Aboriginal people were forbidden under the Act to leave the reserve without permission from the Protector of Aboriginals or the Superintendent. There was a continuation of the policies outlined in the 1897 Act and an increase in government powers when new legislation enacted in the 1939 Protection Act (The Aboriginals Preservation and Protection Act) re-named Queensland's Chief Protector the Director of Native Affairs.
Removing people from their own place of living and transferring them to another community without appeal would have been among the more severe regulations imposed by the government of the day.
Yepenyi, forbidden to return to the country of his roots, although he would have travelled throughout bushland between Aurukun and Weipa (south of the Embley), remained at Aurukun, later home to his children Dick, Barry, Mary and Lucy. As a result of this enforced displacement, my grandmother has always had to explain her traditional connection to Weipa to those who oppose her claim. I now find that I also, as a descendant of Yepenyi, am continuously subjected to this questioning of our traditional identity and connections to country.

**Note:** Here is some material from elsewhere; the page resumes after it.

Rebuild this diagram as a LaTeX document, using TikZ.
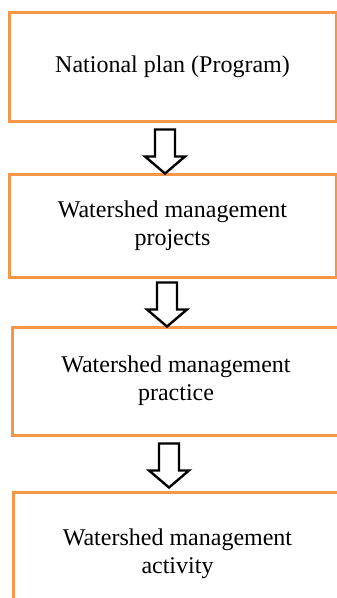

Although Dick Kelinda grew up in Aurukun, he was taught by Yepenyi about his history and traditional identity. He knew who his people were. He knew that his father was of the Alngith and that his mother, Maapun (also recorded as Wapoon), was Liningithi. Her main traditional area was Moingam, or Hey Point.
Dick Kelinda in turn taught his children the ways, the history and the knowledge of their ancestry. In the early 1940s he decided to send one of his children back home to country to consolidate all that needed to be learned. The one who was chosen to return was Jean (Nana). A husband was selected from inland Weipa to wed my grandmother and so began the saga of the return of one of the Alngith's prodigal members.
My grandmother's arrival as a third-generation member of Yepenyi's ancestry must have created great controversy. From the moment she arrived on Alngith soil there was open resistance by certain Weipa people. These people also continued to play a big part in the unfolding discriminatory process which has denied my grandmother her rightful traditional status at the Weipa level dating back almost sixty years and continuing to this very day. The way Nana has been denied recognition ranges from not being invited to certain meetings to not being verbally or publicly recognised at community functions and performances, through to not being compensated as an Alngith woman where others have.
* * *
Nana recalls how, in her early life, when out on hunting and camping trips with her parents at Aurukun, her people travelled all over their land, walking from one area to the next in family groups. All that area across the river from Moingam around to Cockanin, right up to near the Aurukun boundary and the inland, was regularly covered on foot. Nana was only a child and she remembers that the walks were done quite frequently as part of their routine lifestyle. From early childhood until her late teens, Nana went along on the trips, as she had to learn how to hunt, and how to prepare and identify foods, medicines and other useful plants.
It is clear that my granny's childhood was full and rich in culture. As a child she observed, contributed to and participated in cultural practices. Being the eldest of her siblings, a lot would have been expected of her. It is not uncommon for older siblings to take on the daily responsibilities of looking after younger brothers and sisters, as well as the gathering and preparing of foods.
Nana did not live in the dormitory, as did other children at Aurukun. Dick Kelinda refused to allow the authorities to house his children at the mission house. They lived with their parents but participated in the day-to-day routine put in place by the missionaries of that time.